Ещё один пример, внутрироссийский. 84 % россиян в 2014 году поддержали освобождение Крыма и его возвращение на родину. Но представители либерального лагеря до сих пор не стесняются утверждать, что 84 % – это «главная проблема России» для оставшихся 16 %. Если так выглядят эталонные демократические стандарты, неудивительно, что они вызывают массовое отторжение в российском обществе.
Данный пример хорошо показывает, почему выражение «либеральная демократия» – такой же оксюморон, как «сухая вода» или «горячий снег». В России так называемая оппозиция оказалась куда авторитарнее, чем условная «власть».
На деле она не оппонирует власти, а подталкивает её в нужном для себя направлении, помогая идти заданным курсом.
* * *
Последние десятилетия в мировой политике наблюдалось безраздельное владычество неолибералов и их американской разновидности – «неоконов». Последних ещё иногда называют неотроцкистами (по причине связей ряда представителей этого направления с Восточной Европой), и это очень верно. Поскольку к собственно консерватизму данное явление имеет крайне отдалённое отношение. В основе неолиберальной и неоконсервативной идеологии – власть транснациональных финансовых групп и постоянный «экспорт демократии» – словом, военно-политическая экспансия. По духу это очень напоминает колониалистскую политику XVII–XIX веков.

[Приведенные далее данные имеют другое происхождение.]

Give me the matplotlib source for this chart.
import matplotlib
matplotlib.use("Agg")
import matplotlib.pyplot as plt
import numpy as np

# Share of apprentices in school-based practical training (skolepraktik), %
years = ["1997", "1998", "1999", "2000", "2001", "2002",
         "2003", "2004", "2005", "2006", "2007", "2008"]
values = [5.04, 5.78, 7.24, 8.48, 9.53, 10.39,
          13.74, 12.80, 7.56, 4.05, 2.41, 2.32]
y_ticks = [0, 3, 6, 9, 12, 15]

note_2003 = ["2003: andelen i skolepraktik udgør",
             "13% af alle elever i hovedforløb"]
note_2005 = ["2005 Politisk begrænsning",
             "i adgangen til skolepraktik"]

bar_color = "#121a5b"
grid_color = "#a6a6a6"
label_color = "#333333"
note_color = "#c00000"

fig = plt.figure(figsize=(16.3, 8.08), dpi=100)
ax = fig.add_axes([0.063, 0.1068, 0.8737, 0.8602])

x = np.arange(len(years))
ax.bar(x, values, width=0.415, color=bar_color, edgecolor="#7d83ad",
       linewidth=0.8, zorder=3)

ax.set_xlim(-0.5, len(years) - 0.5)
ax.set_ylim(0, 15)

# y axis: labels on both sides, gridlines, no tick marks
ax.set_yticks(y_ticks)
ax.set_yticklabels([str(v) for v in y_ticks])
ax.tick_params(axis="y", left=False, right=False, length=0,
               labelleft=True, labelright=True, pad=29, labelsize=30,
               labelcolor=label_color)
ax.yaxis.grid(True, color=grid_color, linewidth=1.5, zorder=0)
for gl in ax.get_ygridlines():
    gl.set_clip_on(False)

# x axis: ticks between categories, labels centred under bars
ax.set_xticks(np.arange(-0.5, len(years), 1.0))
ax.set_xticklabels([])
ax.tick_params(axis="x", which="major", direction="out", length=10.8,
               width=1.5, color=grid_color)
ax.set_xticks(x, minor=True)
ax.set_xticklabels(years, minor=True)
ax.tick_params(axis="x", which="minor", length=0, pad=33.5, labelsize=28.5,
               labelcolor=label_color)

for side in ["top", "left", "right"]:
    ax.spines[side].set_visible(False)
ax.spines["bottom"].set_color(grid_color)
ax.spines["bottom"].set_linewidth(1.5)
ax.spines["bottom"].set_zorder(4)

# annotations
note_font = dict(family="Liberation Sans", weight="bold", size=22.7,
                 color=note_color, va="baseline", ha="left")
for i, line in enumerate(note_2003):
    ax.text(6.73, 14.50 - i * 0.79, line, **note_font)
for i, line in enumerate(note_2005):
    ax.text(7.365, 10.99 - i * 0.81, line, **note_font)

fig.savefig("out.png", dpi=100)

Продвижением идей и интересов этой мировой транснациональной империи занимается ряд институтов и фондов типа «Rand», NED, USAid и PNAC. Их идеология базируется на трудах Лео Штрауса, Милтона Фридмана и Айн Рэнд. Она подразумевает некую форму эзотерической элитарности, когда править должны «капиталистические элиты», а «плебейские массы» должны быть устранены от управления государством. Особенно ярко это выражено в «библии либертарианства» – романе Айн Рэнд «Атлант расправил плечи».
Взгляд на социальное большинство (именуемое «деплорантами», «реднеками» и т. п.), а также на жителей окраин мира как на «мясо истории», на её расходный материал, проявляется, в частности, в концепции «гуманитарных интервенций». Фактически речь идёт о праве подменять собой провиденциальный фактор в истории. Очень ярко этот фаустовский и вместе с тем мефистофельский подход проявился, например, в ливийском сюжете, связанном с президентом Муамаром Каддафи, который был попросту ликвидирован. Гуманитарно обоснованный акт государственного терроризма нашёл чеканное отражение в саркастической реплике Хиллари Клинтон: «Мы пришли, мы увидели, он умер». Здесь надо отметить, что «We came, we saw, he died» – это не просто обыгрывание хрестоматийного «Veni, vidi, vici», принадлежащего Юлию Цезарю. Представительница высшего политического слоя США произнесла эти слова, увидев в своем айфоне фотографию изувеченного человека, зверски убитого. После чего вальяжно и радостно рассмеялась. Это не просто жестокость, это очевидная девиация, моральная невменяемость, имманентно присущая современному либеральному сознанию. И ощущением этого безумия была пропитана вся атмосфера президентства Барака Обамы.